◆ WHAT YOU HAVE TO DO ◆
Scan the records below for the line with "Reproduce this chart" and the line with "const sigmaBand = [-0.02, 0.02];", and retype that range exactly, both ends included, pictures excepted.

◆ PROVIDED INFORMATION ◆
--------

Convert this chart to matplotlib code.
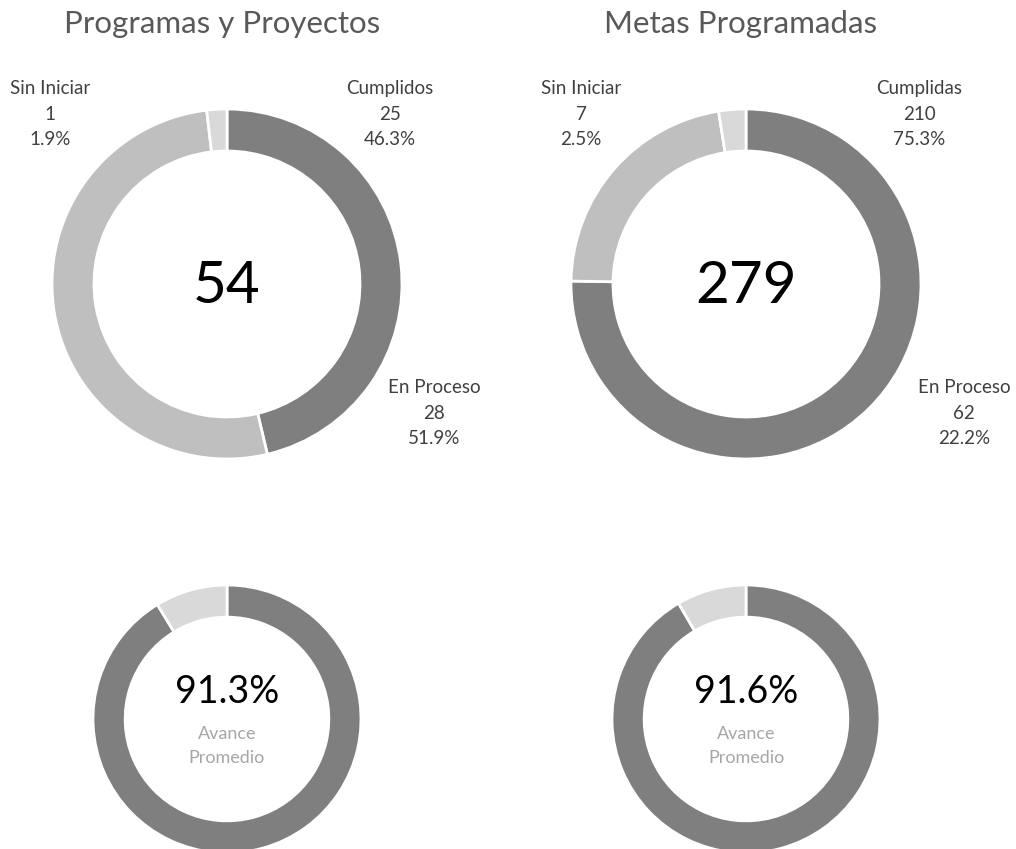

--------

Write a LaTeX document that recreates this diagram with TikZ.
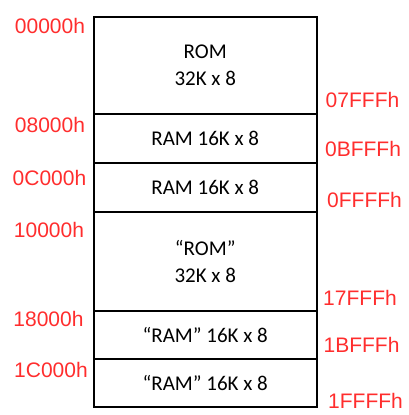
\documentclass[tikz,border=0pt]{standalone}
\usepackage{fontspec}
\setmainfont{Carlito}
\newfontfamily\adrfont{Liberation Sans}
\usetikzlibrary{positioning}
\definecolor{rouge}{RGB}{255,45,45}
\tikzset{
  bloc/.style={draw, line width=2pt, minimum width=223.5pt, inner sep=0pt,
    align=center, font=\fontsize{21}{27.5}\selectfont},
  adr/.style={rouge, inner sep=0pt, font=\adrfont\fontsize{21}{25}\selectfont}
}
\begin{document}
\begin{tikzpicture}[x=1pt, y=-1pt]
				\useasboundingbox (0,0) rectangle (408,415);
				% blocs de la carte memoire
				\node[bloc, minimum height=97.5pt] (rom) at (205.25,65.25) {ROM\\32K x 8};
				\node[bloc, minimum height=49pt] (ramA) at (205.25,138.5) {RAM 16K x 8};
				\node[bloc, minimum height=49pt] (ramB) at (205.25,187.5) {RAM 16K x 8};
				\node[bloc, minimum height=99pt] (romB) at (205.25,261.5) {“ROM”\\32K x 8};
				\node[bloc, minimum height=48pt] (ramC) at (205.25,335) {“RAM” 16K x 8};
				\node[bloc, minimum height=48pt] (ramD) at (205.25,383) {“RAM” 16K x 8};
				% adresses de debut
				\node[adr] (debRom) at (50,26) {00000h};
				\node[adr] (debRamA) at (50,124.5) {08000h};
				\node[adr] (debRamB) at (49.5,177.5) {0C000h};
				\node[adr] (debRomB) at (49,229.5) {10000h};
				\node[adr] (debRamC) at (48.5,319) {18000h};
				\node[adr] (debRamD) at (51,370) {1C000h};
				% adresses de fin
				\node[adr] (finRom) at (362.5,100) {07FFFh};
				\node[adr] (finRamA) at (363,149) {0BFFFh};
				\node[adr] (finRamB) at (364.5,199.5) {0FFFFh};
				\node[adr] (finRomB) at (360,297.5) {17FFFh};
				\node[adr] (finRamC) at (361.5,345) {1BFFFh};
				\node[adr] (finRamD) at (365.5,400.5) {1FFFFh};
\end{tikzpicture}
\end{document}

--------

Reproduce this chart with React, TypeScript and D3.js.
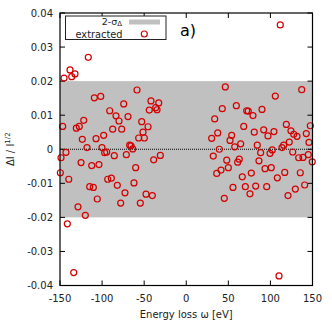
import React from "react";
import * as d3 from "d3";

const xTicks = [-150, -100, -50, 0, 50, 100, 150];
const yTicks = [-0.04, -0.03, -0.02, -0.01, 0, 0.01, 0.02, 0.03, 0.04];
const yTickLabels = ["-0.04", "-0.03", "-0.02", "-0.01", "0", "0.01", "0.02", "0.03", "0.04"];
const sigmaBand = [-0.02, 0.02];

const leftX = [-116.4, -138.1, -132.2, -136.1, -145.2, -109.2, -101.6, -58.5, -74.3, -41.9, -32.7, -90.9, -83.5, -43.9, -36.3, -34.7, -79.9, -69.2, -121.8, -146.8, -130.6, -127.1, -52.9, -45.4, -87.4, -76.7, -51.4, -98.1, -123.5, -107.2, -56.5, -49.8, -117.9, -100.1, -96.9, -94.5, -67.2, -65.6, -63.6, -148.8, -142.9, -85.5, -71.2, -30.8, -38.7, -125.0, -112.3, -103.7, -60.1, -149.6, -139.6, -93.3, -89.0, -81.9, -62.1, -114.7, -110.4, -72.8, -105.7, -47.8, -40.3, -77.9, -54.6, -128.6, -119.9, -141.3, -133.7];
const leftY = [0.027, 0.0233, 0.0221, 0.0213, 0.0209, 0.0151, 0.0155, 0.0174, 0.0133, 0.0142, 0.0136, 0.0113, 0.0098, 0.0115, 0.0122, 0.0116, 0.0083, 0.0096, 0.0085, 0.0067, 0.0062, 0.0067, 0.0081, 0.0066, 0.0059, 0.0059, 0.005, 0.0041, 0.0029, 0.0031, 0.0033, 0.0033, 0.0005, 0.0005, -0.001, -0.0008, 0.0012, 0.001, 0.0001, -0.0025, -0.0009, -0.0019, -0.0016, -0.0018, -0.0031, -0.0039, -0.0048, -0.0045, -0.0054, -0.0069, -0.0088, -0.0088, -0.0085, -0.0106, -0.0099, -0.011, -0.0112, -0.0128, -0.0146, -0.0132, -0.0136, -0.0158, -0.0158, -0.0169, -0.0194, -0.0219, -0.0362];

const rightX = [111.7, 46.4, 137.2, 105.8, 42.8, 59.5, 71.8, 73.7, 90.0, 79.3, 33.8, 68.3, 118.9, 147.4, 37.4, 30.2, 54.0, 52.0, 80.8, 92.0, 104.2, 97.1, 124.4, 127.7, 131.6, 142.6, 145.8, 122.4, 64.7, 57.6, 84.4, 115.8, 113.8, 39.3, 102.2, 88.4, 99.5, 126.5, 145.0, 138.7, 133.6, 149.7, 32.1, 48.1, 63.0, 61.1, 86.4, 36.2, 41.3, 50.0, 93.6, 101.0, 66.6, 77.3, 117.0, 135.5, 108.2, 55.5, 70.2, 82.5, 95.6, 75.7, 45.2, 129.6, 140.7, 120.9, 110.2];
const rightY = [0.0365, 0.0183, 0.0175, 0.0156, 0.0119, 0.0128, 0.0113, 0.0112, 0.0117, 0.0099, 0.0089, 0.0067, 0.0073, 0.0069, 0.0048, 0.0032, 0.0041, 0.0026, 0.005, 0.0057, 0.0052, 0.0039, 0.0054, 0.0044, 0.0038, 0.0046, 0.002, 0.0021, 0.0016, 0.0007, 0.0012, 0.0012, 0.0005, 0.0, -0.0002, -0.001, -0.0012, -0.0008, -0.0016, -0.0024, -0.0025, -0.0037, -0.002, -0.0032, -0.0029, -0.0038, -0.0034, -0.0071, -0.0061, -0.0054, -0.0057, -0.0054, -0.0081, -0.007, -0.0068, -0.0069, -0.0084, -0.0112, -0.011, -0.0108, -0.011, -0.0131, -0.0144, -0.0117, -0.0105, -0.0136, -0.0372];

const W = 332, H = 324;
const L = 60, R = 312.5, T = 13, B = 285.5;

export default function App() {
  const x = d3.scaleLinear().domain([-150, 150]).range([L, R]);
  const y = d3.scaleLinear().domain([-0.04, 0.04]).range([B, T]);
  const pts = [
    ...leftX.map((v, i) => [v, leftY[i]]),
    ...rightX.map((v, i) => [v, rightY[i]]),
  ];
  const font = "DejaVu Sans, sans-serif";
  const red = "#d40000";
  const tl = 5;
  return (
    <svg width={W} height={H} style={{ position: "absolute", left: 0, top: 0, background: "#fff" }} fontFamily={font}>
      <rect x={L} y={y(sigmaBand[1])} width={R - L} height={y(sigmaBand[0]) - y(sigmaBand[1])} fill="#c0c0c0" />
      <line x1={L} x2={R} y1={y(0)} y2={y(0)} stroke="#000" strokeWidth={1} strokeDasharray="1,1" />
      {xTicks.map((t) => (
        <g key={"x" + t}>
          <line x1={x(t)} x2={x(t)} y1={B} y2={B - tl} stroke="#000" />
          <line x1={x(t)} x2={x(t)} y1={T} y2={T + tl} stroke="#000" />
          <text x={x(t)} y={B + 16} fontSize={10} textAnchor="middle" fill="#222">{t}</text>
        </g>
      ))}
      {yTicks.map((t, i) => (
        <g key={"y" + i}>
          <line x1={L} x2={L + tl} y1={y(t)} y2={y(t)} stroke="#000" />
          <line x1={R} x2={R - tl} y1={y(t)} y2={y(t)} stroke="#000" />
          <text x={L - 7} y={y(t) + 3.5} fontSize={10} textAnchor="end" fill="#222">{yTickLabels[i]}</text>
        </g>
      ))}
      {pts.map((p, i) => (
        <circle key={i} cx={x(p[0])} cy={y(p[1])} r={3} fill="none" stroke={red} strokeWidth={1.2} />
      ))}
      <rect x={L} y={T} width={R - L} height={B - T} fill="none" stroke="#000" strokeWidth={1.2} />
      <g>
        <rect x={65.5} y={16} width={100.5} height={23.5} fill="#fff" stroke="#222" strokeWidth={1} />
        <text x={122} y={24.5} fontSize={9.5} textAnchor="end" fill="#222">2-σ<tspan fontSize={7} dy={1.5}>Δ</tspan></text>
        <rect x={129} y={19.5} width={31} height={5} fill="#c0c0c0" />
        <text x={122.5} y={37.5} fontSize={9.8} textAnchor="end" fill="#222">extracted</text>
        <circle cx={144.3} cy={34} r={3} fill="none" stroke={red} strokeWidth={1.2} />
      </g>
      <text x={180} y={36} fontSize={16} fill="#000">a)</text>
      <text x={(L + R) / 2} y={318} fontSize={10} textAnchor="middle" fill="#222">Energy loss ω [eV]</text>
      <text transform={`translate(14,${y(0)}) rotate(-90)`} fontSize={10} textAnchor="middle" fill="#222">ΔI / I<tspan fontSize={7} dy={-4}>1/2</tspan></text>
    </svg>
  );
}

--------

◆ SOLUTION TO THE EXERCISE ◆
Reproduce this chart with React, TypeScript and D3.js.
import React from "react";
import * as d3 from "d3";

const xTicks = [-150, -100, -50, 0, 50, 100, 150];
const yTicks = [-0.04, -0.03, -0.02, -0.01, 0, 0.01, 0.02, 0.03, 0.04];
const yTickLabels = ["-0.04", "-0.03", "-0.02", "-0.01", "0", "0.01", "0.02", "0.03", "0.04"];
const sigmaBand = [-0.02, 0.02];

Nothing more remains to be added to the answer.